I have to find the convergence domain $\mathcal{D}$ of the Taylor series of $f(z) =\sin (z_1 + z_2^2)$ at the origin. I claim $\mathcal{D}=\mathbb{C}^2$ and I prove this in the following manner:
We have $$\sin (z_1 + z_2^2) = \sin(z_1)\cos(z_2^2) + \sin(z_2^2)\cos(z_1)$$ Since the taylor series of each multiplicand of each summand converge everywhere (as a single variable complex function), so does $f(z)$, therefore the claim is proved.
Is my proof/argument correct?
Just like in one variable, the Taylor series around $p$ will converge on any polydisc centered at $p$ that fits in the domain on which the function is holomorphic. The way to prove it is just the iterated Cauchy integral formula leading to the several variable Cauchy estimates.
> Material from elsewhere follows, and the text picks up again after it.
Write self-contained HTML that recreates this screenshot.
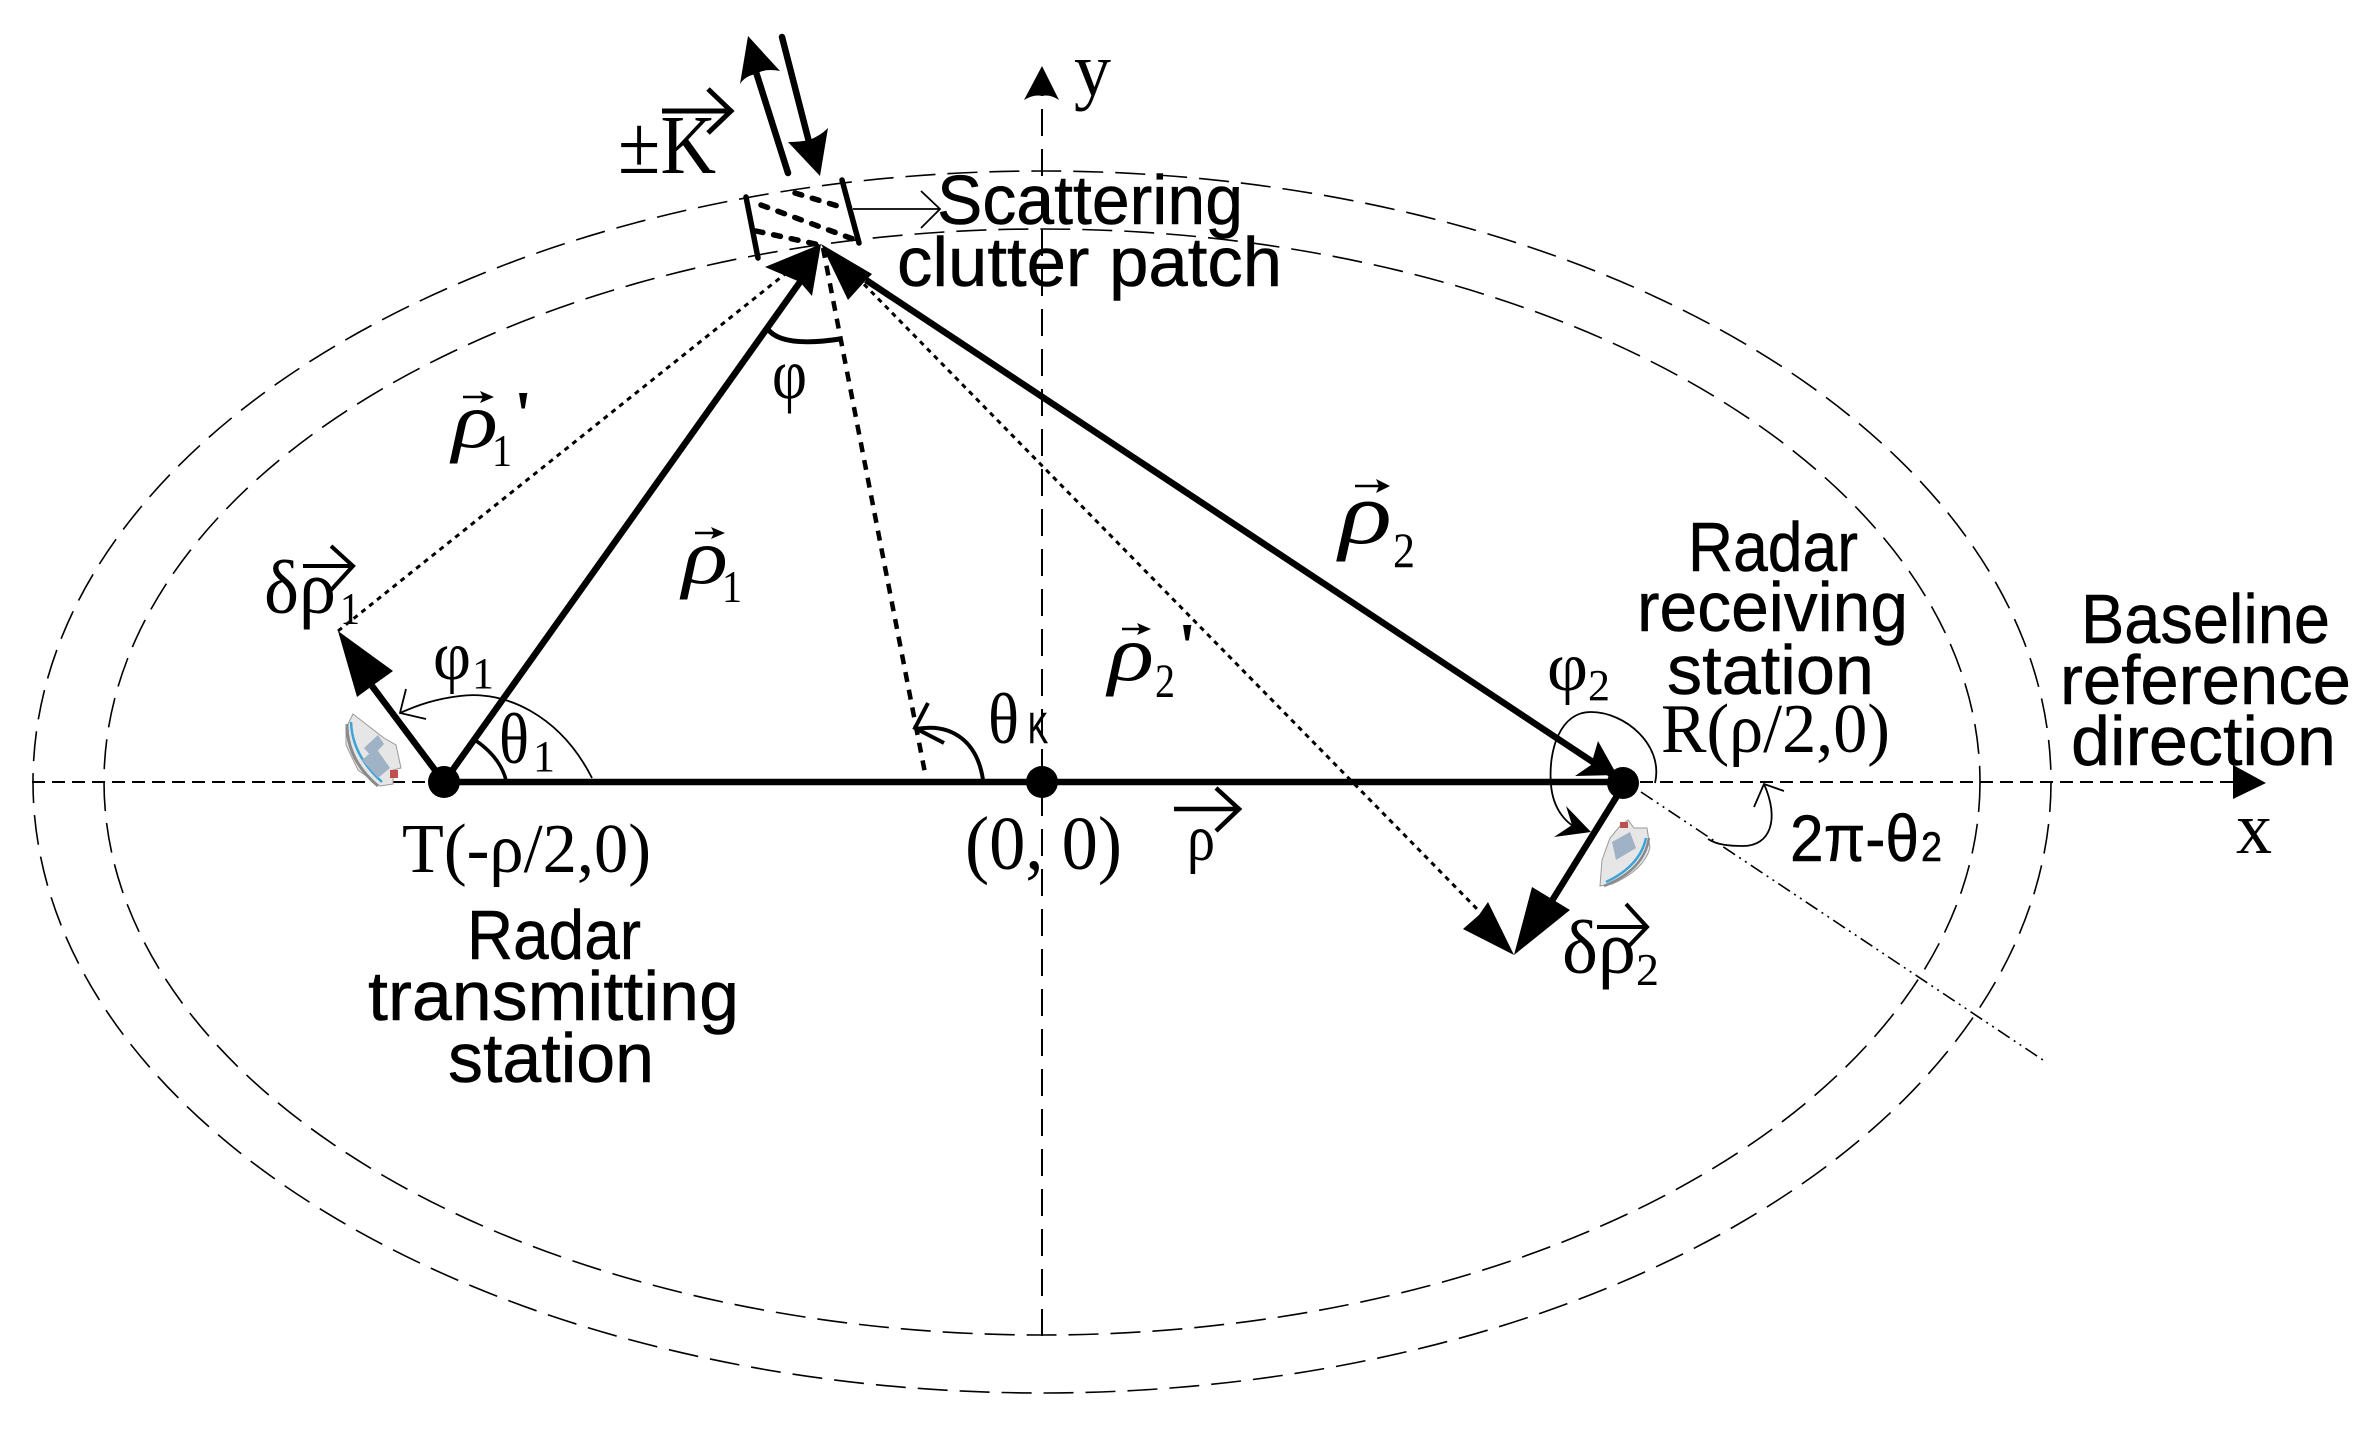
<!DOCTYPE html>
<html><head><meta charset="utf-8"><style>
html,body{margin:0;padding:0;background:#fff}
svg{display:block}
.s{font-family:"Liberation Sans",sans-serif;font-size:70px;fill:#000;stroke:#000;stroke-width:.5}
.r{font-family:"Liberation Serif",serif;fill:#000}
.i{font-family:"Liberation Serif",serif;font-style:italic;fill:#000}
</style></head><body>
<svg xmlns="http://www.w3.org/2000/svg" width="2372" height="1436" viewBox="0 0 2372 1436">
<rect width="2372" height="1436" fill="#fff"/>
<!-- ellipses -->
<g fill="none" stroke="#000" stroke-width="1.6" stroke-dasharray="30 12">
<ellipse cx="1042" cy="782" rx="1009" ry="611"/>
<ellipse cx="1042" cy="782" rx="938" ry="553"/>
</g>
<!-- axes -->
<path d="M32 782H430M1640 782H2240" stroke="#000" stroke-width="2" stroke-dasharray="13 7" fill="none"/>
<path d="M1042 1336V94" stroke="#000" stroke-width="2" stroke-dasharray="27 13" fill="none"/>
<path d="M1042 66L1059 100Q1050 94 1042 96Q1034 94 1024 100Z"/>
<path d="M2266 783L2233 765V799Z"/>
<!-- dash-dot -->
<path d="M1641 792L2043 1060" stroke="#000" stroke-width="1.6" stroke-dasharray="14 5 2 5 2 5" fill="none"/>
<!-- thin dotted -->
<path d="M338 631L800 262" stroke="#000" stroke-width="3" stroke-dasharray="5 5" fill="none"/>
<path d="M850 270L1480 912" stroke="#000" stroke-width="3" stroke-dasharray="5 5" fill="none"/>
<!-- thick lines -->
<g stroke="#000" fill="none" stroke-width="6.5">
<path d="M444 782H1623"/>
<path d="M444 782L800 282"/>
<path d="M1623 782L866 280"/>
<path d="M444 782L372 686"/>
<path d="M1617 796L1545 912"/>
<path d="M788 173L756 72" stroke-linecap="round"/>
<path d="M782 37L809 142" stroke-linecap="round"/>
</g>
<!-- thick dashed -->
<path d="M823 248L925 773" stroke="#000" stroke-width="4.5" stroke-dasharray="10 8" fill="none"/>
<!-- arrowheads -->
<path d="M821 244L765 267L800 282L812 296Z"/>
<path d="M821 244L872 274L866 280L848 300Z"/>
<path d="M748 36L780 71Q765 68 756 74Q745 76 740 84Z"/>
<path d="M820 176L788 142Q800 142 809 140Q820 136 828 128Z"/>
<path d="M338 631L393 671L372 686L357 697Z"/>
<path d="M1514 955L1532 887L1570 910Z"/>
<path d="M1514 955L1488 902L1479 915L1463 929Z"/>
<path d="M1617 775L1598 741L1591 765L1575 776Z"/>
<!-- patch -->
<g stroke="#000" fill="none" stroke-width="5.5" stroke-linecap="round">
<path d="M746 197L758 258"/>
<path d="M842 180L859 243"/>
</g>
<g stroke="#000" fill="none" stroke-width="5.5" stroke-dasharray="7 11" stroke-linecap="round">
<path d="M795 193L841 207"/>
<path d="M761 205L853 239"/>
<path d="M756 231L820 245"/>
</g>
<!-- scatter arrow -->
<path d="M853 209H940M921 191L940 209L921 228" stroke="#000" stroke-width="1.8" fill="none"/>
<!-- k arrow -->
<path d="M662 111H729M708 89L731 111L708 133" stroke="#000" stroke-width="5" fill="none"/>
<!-- phi arc -->
<path d="M767 328Q780 348 840 339" stroke="#000" stroke-width="5" fill="none"/>
<!-- phi1 arc -->
<path d="M592 778C560 715 505 690 460 696C435 699 418 705 400 713" stroke="#000" stroke-width="1.8" fill="none"/>
<path d="M406 689L400 713L426 719" stroke="#000" stroke-width="1.8" fill="none"/>
<!-- theta1 arc -->
<path d="M475 740Q500 757 506 780" stroke="#000" stroke-width="3.5" fill="none"/>
<!-- thetaK arc -->
<path d="M983 780C978 745 955 722 916 729" stroke="#000" stroke-width="4" fill="none"/>
<path d="M928 703L915 728L944 743" stroke="#000" stroke-width="4" fill="none"/>
<!-- phi2 arc -->
<path d="M1655 783C1664 745 1625 712 1591 712C1560 712 1548 750 1551 785C1553 808 1565 825 1585 832" stroke="#000" stroke-width="1.8" fill="none"/>
<path d="M1591 832L1566 806L1572 825L1554 837Z"/>
<!-- 2pi arc -->
<path d="M1764 784C1780 820 1770 846 1743 846C1730 846 1717 845 1708 839" stroke="#000" stroke-width="1.8" fill="none"/>
<path d="M1784 791L1764 784L1754 807" stroke="#000" stroke-width="1.8" fill="none"/>
<!-- dots -->
<circle cx="444" cy="782" r="16"/>
<circle cx="1042" cy="782" r="16"/>
<circle cx="1623" cy="783" r="16"/>
<!-- rho arrows -->
<path d="M1174 809H1237M1216 788L1239 809L1216 831" stroke="#000" stroke-width="4.5" fill="none"/>
<path d="M303 566H351M331 546L353 566L331 590" stroke="#000" stroke-width="4" fill="none"/>
<path d="M1597 927H1645M1626 904L1647 927L1626 949" stroke="#000" stroke-width="4" fill="none"/>
<g stroke="#000" stroke-width="2.4" fill="none">
<path d="M463 397H490"/><path d="M695 533H721"/><path d="M1355 486H1386"/><path d="M1122 629H1147"/>
</g>
<path d="M494 397L480 391L483 397L480 403Z"/>
<path d="M725 533L711 527L714 533L711 539Z"/>
<path d="M1390 486L1376 479L1379 486L1376 493Z"/>
<path d="M1151 629L1137 623L1140 629L1137 635Z"/>
<!-- ships -->
<g>
<path d="M353 714L384 738L396 745L401 768L393 770L393 784L380 786L358 770L346 745L346 728Z" fill="#e6e6e6" stroke="#999" stroke-width="1"/>
<path d="M347 724Q347 760 378 786" stroke="#8a8a8a" stroke-width="3" fill="none"/>
<path d="M351 722Q352 755 382 782" stroke="#3ba3d8" stroke-width="2.5" fill="none"/>
<path d="M364 748L378 735L384 744L372 757ZM362 760L376 748L390 768L378 778Z" fill="#9fb2c6"/>
<rect x="390" y="770" width="8" height="8" fill="#c0504d"/>
<path d="M1647 828L1650 848Q1644 870 1612 884L1600 886L1602 860L1610 838L1620 826L1628 820L1634 828Z" fill="#e6e6e6" stroke="#999" stroke-width="1"/>
<path d="M1649 838Q1644 870 1604 886" stroke="#8a8a8a" stroke-width="2.5" fill="none"/>
<path d="M1646 838Q1640 866 1606 882" stroke="#3ba3d8" stroke-width="2.5" fill="none"/>
<path d="M1612 842L1630 832L1636 848L1616 860Z" fill="#9fb2c6"/>
<rect x="1620" y="822" width="8" height="6" fill="#c0504d"/>
</g>
<!-- sans text -->
<text class="s" x="937" y="224" textLength="306" lengthAdjust="spacingAndGlyphs">Scattering</text>
<text class="s" x="897" y="286" textLength="385" lengthAdjust="spacingAndGlyphs">clutter patch</text>
<text class="s" x="467" y="959" textLength="174" lengthAdjust="spacingAndGlyphs">Radar</text>
<text class="s" x="368" y="1020" textLength="371" lengthAdjust="spacingAndGlyphs">transmitting</text>
<text class="s" x="448" y="1082" textLength="206" lengthAdjust="spacingAndGlyphs">station</text>
<text class="s" x="1688" y="571" textLength="170" lengthAdjust="spacingAndGlyphs">Radar</text>
<text class="s" x="1637" y="631" textLength="271" lengthAdjust="spacingAndGlyphs">receiving</text>
<text class="s" x="1667" y="694" textLength="207" lengthAdjust="spacingAndGlyphs">station</text>
<text class="s" x="2081" y="643" textLength="249" lengthAdjust="spacingAndGlyphs">Baseline</text>
<text class="s" x="2060" y="704" textLength="291" lengthAdjust="spacingAndGlyphs">reference</text>
<text class="s" x="2071" y="765" textLength="265" lengthAdjust="spacingAndGlyphs">direction</text>
<text class="s" x="1790" y="861" style="font-size:66px" textLength="129" lengthAdjust="spacingAndGlyphs">2π-θ</text>
<text class="s" x="1921" y="861" style="font-size:42px" textLength="21" lengthAdjust="spacingAndGlyphs">2</text>
<text class="s" x="1028" y="743" style="font-size:44px" textLength="20" lengthAdjust="spacingAndGlyphs">K</text>
<!-- serif text -->
<text class="r" x="618" y="173" font-size="84" textLength="98" lengthAdjust="spacingAndGlyphs">±K</text>
<text class="r" x="1074" y="95" font-size="76" textLength="37" lengthAdjust="spacingAndGlyphs">y</text>
<text class="r" x="2236" y="853" font-size="74" textLength="36" lengthAdjust="spacingAndGlyphs">x</text>
<text class="r" x="772" y="398" font-size="72" textLength="35" lengthAdjust="spacingAndGlyphs">φ</text>
<text class="r" x="264" y="613" font-size="76" textLength="72" lengthAdjust="spacingAndGlyphs">δρ</text>
<text class="r" x="340" y="624" font-size="46" textLength="20" lengthAdjust="spacingAndGlyphs">1</text>
<text class="r" x="433" y="679" font-size="70" textLength="38" lengthAdjust="spacingAndGlyphs">φ</text>
<text class="r" x="472" y="688" font-size="44">1</text>
<text class="r" x="499" y="763" font-size="72" textLength="30" lengthAdjust="spacingAndGlyphs">θ</text>
<text class="r" x="533" y="771" font-size="44">1</text>
<text class="r" x="402" y="872" font-size="70" textLength="249" lengthAdjust="spacingAndGlyphs">T(-ρ/2,0)</text>
<text class="r" x="988" y="743" font-size="72" textLength="31" lengthAdjust="spacingAndGlyphs">θ</text>
<text class="r" x="965" y="869" font-size="76" textLength="157" lengthAdjust="spacingAndGlyphs">(0, 0)</text>
<text class="r" x="1187" y="860" font-size="66" textLength="28" lengthAdjust="spacingAndGlyphs">ρ</text>
<text class="r" x="1547" y="690" font-size="70" textLength="41" lengthAdjust="spacingAndGlyphs">φ</text>
<text class="r" x="1588" y="700" font-size="44">2</text>
<text class="r" x="1661" y="752" font-size="70" textLength="229" lengthAdjust="spacingAndGlyphs">R(ρ/2,0)</text>
<text class="r" x="1562" y="973" font-size="76" textLength="74" lengthAdjust="spacingAndGlyphs">δρ</text>
<text class="r" x="1636" y="985" font-size="46">2</text>
<!-- italic rho labels -->
<text class="i" x="452" y="447" font-size="78" textLength="46" lengthAdjust="spacingAndGlyphs">ρ</text>
<text class="r" x="492" y="466" font-size="46" textLength="20" lengthAdjust="spacingAndGlyphs">1</text>
<text class="r" x="514" y="436" font-size="66" font-weight="bold">'</text>
<text class="i" x="682" y="583" font-size="78" textLength="46" lengthAdjust="spacingAndGlyphs">ρ</text>
<text class="r" x="722" y="602" font-size="46" textLength="20" lengthAdjust="spacingAndGlyphs">1</text>
<text class="i" x="1339" y="543" font-size="88" textLength="53" lengthAdjust="spacingAndGlyphs">ρ</text>
<text class="r" x="1393" y="567" font-size="50" textLength="22" lengthAdjust="spacingAndGlyphs">2</text>
<text class="i" x="1108" y="680" font-size="78" textLength="46" lengthAdjust="spacingAndGlyphs">ρ</text>
<text class="r" x="1155" y="697" font-size="48" textLength="20" lengthAdjust="spacingAndGlyphs">2</text>
<text class="r" x="1178" y="668" font-size="66" font-weight="bold">'</text>
</svg>
</body></html>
See e.g. https://www.jirka.org/scv/scv.pdf sections 1.1 and 1.2, and in particular Theorem 1.2.1. Since your function is holomorphic in ${\mathbb C}^2$ and so any polydisc fits in your domain, and so the series centered at any point will converge in the entire ${\mathbb C}^2$. Your argument would also work as long as you can use that the product and addition of power series has at least that same domain of convergence, which is not as easy to prove from scratch, but it is elementary.